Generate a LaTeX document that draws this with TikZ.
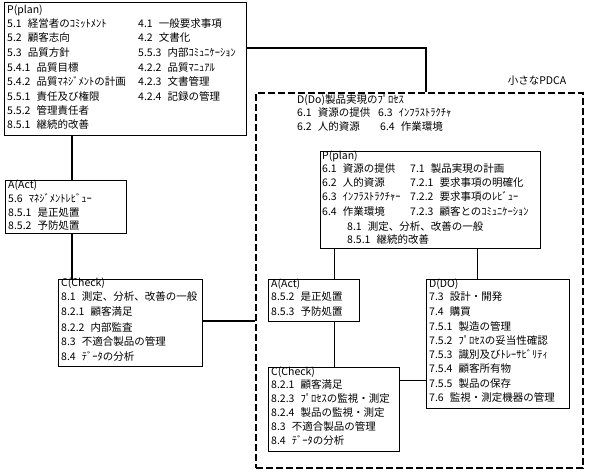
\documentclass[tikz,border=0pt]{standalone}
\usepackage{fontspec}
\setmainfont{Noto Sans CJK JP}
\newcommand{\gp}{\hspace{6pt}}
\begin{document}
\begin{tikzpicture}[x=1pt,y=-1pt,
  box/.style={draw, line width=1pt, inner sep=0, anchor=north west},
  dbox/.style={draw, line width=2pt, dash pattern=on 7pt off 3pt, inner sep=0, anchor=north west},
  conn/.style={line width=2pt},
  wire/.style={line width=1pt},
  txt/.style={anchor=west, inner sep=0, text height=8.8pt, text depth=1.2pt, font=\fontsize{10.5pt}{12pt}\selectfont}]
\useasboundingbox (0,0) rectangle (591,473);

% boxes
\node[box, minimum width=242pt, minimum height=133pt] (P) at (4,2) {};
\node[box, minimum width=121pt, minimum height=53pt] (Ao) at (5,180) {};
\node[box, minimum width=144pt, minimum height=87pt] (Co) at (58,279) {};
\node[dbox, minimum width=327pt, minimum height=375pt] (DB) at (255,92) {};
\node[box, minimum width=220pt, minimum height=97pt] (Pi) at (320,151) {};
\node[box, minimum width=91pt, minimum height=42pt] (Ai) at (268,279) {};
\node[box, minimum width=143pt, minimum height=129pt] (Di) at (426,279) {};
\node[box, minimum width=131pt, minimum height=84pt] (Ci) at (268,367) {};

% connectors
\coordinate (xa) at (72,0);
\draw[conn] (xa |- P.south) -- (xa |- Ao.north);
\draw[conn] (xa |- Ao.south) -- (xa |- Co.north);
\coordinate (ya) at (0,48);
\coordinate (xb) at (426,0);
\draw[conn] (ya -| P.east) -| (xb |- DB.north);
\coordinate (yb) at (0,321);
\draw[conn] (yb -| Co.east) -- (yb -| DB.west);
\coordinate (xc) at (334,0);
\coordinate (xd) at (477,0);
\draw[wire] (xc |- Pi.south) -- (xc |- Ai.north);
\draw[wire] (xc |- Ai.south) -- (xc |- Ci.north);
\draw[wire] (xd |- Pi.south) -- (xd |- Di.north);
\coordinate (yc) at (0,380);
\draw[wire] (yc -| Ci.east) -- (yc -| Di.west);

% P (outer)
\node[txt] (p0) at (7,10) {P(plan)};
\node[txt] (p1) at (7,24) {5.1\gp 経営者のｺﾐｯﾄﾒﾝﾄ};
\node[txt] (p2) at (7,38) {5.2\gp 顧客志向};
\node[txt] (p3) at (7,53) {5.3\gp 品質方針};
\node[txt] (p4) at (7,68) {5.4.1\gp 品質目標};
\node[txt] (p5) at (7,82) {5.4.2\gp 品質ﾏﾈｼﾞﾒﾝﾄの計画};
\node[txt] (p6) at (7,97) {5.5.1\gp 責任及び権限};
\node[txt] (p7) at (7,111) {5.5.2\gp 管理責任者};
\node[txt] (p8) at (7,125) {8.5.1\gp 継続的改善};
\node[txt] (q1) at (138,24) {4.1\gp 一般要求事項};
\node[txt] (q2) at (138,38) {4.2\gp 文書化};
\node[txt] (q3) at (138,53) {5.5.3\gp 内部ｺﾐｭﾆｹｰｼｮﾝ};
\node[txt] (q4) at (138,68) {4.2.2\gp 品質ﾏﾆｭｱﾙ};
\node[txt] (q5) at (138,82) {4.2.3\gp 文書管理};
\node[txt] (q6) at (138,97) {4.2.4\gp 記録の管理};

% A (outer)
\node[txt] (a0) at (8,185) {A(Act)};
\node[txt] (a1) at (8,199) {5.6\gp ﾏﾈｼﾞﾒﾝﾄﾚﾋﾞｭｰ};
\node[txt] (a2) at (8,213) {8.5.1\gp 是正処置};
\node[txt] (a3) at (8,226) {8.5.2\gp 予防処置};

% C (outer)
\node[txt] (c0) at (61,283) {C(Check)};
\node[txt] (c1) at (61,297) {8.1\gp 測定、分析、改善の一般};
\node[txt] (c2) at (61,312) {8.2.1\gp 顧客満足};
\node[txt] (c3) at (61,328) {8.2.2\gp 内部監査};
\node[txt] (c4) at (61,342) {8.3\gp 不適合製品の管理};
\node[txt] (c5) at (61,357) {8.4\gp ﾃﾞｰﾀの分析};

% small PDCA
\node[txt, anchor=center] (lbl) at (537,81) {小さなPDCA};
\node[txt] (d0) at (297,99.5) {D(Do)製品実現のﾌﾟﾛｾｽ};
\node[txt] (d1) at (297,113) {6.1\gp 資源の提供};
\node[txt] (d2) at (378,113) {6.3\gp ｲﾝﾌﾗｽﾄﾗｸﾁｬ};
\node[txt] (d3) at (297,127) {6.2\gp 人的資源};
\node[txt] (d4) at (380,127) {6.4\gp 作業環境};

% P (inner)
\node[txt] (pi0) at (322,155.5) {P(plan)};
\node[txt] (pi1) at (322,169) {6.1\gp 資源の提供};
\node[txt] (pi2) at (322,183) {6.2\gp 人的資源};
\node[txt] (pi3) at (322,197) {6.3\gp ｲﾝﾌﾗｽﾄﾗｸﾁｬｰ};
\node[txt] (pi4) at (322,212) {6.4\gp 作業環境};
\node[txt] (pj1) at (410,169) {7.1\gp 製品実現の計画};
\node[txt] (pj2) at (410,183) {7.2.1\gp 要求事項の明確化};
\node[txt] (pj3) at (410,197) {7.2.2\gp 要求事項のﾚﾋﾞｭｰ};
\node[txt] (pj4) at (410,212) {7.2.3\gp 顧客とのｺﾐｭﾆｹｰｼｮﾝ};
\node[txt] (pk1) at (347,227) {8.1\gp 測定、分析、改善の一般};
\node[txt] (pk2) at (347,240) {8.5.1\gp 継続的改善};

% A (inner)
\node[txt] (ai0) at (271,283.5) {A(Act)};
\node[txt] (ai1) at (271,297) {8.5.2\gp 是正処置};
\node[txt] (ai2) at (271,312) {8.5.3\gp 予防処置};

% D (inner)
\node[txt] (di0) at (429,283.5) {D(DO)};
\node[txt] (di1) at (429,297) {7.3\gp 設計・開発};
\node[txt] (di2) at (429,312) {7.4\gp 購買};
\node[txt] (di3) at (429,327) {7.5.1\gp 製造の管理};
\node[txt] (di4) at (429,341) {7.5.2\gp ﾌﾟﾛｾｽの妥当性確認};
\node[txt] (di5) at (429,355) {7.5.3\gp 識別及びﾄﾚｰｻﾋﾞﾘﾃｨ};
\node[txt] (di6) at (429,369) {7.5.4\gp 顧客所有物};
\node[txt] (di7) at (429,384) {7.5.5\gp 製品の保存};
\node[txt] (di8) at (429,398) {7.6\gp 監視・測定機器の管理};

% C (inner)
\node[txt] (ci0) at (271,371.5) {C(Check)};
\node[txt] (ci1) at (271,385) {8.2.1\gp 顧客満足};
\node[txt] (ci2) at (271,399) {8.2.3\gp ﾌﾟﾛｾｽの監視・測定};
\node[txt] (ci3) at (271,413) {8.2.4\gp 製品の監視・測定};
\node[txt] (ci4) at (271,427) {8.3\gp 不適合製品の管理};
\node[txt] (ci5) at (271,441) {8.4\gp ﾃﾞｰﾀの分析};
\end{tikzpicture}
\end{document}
+++
DIRECTIONS
Give back exactly the lines from the first line of the data through the line with "(0,0) rectangle (591,473);", pictures excluded.

RESULT OF THIS TASK
Generate a LaTeX document that draws this with TikZ.
\documentclass[tikz,border=0pt]{standalone}
\usepackage{fontspec}
\setmainfont{Noto Sans CJK JP}
\newcommand{\gp}{\hspace{6pt}}
\begin{document}
\begin{tikzpicture}[x=1pt,y=-1pt,
  box/.style={draw, line width=1pt, inner sep=0, anchor=north west},
  dbox/.style={draw, line width=2pt, dash pattern=on 7pt off 3pt, inner sep=0, anchor=north west},
  conn/.style={line width=2pt},
  wire/.style={line width=1pt},
  txt/.style={anchor=west, inner sep=0, text height=8.8pt, text depth=1.2pt, font=\fontsize{10.5pt}{12pt}\selectfont}]
\useasboundingbox (0,0) rectangle (591,473);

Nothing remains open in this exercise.